VDB Begs to Differ: Herald Prejudices the Vermont Yankee Relicensing Discussion
The Rutland Herald has an interesting Vermont Yankee editorial up in today’s edition, interesting in the bark-worse-than-bite sense. It’s called “Yankee Failure.”
After some mild tut-tutting in the passive voice about the now-infamous water tower collapse (”Cutting corners seems to have happened”), the Herald goes on to predispose the 2012 relicensing question in its entirety:
“The company will be seeking to extend the plant’s operating license beyond its expiration date of 2012, and state officials and utility executives are all expecting that Yankee will continue to be a major source of power for the state.”
The only question remaining, as far as the editorial board is concerned, is the amount of money Entergy is willing to pour back into Yankee to restore the corners previously cut. The last line of the editorial warns that relicensing is “not a foregone conclusion,” but of course it is, at least within the structural assumptions of the editorial itself.
But to state the obvious, not all state officials are blithely assuming that Yankee must go on cracking and sagging into perpetuity. (See Paul Heintz’s piece in the Reformer today on the way the cooling tower incident may make its own impact on the legislature.)
Yes, Jim Douglas has made it clear that he sees no reason to shutter the plant, and thinks of it suddenly as a green energy option.
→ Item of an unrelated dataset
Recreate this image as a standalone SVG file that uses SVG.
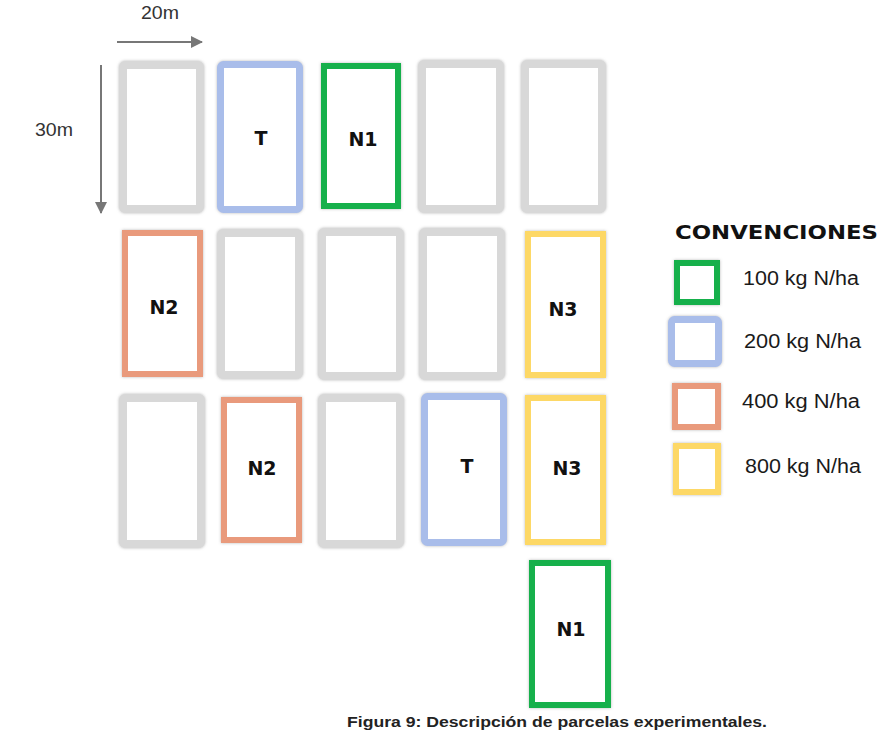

But Peter Shumlin has been outspoken in his opposition to the Yankee set-up as currently configured, particularly the storage of waste in-state, and most particularly on the banks of the Connecticut River.
Shumlin has also hinted that 2012 will be a key moment to either shutter the plant, or renegotiate Entergy’s deal in fundamental ways.
Still, the Herald’s editorial won’t be the last of its kind.
All of the major media outlets will enter the relicensing window framing the issue as a question of repair and upgrade, rather than one of outright licensing or refusal to license.
Not because they are corporate lackies, or in the pay of evil Entergy officials, but far more simply because it is very difficult to imagine a way to supply the state’s power needs without Yankee.
The sheer difficulty of the task, and the prospect of higher energy costs, will concretize the conventional wisdom. The question will narrow quickly to how to keep Entergy honest, a continuation of the cat-and-mouse watchdog games of the last twenty years.
Until such time as anti-Yankee protests become a statewide, rather than a Brattleboro-based, phenomenon. Until such time as responsive candidates come forward with aggressive proposals for reworking the state’s energy portfolio.
And they will. Why?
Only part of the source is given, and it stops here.